Brief: Your answer should be a single number: the count of lines that include the word "this".
━━━
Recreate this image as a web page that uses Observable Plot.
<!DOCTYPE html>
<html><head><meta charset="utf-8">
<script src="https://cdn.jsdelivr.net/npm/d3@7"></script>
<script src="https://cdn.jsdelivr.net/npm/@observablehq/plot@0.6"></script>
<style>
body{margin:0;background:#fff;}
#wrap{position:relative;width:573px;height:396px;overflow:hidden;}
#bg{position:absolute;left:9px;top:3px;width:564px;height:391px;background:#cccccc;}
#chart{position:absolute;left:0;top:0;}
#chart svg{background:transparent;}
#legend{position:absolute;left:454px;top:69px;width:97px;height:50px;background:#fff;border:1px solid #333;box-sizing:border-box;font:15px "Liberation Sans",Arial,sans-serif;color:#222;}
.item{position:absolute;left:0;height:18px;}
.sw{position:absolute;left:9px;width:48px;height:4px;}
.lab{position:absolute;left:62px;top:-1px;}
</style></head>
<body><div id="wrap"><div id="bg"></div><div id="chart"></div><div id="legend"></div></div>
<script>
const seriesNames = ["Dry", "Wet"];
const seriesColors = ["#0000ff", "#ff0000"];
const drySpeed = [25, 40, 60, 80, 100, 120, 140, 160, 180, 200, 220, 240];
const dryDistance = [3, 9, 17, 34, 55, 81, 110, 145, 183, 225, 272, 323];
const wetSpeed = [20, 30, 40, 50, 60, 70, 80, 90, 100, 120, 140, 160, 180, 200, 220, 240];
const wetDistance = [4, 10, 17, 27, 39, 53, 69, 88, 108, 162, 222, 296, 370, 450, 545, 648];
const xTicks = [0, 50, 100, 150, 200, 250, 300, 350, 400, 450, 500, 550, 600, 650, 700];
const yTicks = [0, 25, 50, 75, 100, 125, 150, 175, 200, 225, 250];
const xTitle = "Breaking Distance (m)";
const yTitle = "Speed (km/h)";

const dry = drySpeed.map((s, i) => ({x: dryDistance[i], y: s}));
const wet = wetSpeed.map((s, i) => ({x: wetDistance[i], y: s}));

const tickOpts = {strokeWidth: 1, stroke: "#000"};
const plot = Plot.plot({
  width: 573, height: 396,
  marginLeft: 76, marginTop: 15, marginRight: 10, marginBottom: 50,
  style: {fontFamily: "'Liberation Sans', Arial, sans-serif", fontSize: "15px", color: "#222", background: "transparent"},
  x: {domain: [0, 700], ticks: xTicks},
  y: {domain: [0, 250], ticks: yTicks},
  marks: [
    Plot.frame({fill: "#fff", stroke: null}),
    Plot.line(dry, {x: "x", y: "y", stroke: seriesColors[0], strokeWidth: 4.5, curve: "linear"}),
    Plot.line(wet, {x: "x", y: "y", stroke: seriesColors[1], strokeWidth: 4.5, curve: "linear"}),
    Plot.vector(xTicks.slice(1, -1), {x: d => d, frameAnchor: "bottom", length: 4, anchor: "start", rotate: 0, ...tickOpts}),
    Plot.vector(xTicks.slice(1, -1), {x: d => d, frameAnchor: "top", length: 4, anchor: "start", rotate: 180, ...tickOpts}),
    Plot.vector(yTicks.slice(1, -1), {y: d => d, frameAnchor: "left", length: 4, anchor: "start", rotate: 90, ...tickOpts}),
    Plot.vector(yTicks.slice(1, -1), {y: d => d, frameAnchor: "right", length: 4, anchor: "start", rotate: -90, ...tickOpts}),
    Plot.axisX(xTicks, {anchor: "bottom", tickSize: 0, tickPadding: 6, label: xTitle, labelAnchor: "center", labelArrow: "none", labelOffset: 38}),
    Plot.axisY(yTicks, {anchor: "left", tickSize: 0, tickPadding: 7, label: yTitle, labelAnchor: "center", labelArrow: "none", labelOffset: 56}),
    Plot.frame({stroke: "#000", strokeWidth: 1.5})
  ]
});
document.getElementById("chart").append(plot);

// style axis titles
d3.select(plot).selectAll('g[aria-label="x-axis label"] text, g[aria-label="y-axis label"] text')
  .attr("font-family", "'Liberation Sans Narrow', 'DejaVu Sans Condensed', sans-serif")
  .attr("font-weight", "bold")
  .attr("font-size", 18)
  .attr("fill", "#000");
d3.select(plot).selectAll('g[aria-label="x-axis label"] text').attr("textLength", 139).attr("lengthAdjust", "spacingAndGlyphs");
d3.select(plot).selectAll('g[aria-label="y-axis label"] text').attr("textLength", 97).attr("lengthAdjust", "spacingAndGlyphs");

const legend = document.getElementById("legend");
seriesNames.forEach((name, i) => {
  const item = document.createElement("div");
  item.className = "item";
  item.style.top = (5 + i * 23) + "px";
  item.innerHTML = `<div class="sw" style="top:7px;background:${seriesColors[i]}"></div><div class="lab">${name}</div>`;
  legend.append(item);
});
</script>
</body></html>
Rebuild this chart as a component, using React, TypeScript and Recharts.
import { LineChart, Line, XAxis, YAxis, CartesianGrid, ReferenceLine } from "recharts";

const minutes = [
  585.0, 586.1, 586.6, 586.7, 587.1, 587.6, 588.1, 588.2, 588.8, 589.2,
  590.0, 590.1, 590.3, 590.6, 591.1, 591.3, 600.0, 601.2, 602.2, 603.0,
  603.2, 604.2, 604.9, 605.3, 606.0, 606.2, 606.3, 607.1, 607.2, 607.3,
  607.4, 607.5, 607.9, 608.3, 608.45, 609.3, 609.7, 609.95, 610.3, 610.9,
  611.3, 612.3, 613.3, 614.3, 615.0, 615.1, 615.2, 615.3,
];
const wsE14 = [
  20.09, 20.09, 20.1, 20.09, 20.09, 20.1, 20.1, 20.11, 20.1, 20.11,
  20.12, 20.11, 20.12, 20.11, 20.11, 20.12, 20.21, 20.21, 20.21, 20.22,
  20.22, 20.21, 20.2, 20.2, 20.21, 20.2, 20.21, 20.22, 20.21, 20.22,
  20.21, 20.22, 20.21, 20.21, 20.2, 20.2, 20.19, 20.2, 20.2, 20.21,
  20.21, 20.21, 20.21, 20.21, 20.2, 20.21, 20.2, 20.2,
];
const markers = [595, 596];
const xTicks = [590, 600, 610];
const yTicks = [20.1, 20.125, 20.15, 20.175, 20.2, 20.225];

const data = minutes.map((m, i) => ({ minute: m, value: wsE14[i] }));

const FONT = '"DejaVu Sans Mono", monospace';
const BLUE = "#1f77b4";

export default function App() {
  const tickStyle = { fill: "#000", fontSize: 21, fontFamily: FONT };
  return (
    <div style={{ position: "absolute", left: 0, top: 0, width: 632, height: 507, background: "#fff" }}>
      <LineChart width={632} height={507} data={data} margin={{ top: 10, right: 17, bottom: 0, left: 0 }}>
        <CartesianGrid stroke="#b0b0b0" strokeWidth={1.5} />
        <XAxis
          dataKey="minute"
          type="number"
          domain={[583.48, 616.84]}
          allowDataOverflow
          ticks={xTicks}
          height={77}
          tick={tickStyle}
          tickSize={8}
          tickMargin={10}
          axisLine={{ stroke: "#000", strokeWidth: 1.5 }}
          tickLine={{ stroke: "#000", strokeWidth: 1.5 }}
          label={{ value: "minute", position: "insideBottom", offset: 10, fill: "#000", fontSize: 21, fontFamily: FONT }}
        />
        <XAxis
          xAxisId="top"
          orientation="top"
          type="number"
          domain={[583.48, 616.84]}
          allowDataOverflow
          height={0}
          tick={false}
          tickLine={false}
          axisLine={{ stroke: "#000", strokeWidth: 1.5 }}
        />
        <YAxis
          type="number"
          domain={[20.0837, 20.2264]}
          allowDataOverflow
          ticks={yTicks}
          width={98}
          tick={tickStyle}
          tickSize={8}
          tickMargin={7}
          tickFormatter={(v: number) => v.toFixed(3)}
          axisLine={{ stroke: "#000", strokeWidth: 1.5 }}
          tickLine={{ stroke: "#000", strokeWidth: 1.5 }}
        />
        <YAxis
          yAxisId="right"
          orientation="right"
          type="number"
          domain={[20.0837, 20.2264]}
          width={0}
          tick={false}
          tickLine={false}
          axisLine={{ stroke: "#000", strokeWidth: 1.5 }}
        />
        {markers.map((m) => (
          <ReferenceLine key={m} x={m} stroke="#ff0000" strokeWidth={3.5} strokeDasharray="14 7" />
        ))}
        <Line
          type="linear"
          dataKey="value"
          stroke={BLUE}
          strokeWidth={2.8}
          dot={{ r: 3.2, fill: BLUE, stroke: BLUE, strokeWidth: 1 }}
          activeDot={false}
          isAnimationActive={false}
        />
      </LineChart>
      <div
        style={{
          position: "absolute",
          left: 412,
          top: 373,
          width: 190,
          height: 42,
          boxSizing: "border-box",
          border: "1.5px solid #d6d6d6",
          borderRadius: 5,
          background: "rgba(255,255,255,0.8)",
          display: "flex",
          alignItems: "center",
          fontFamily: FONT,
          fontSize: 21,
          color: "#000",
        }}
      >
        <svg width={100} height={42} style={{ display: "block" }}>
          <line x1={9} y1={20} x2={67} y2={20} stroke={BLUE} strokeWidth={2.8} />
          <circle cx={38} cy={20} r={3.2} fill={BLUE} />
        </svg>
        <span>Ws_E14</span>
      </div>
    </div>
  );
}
━━━
Written response: 2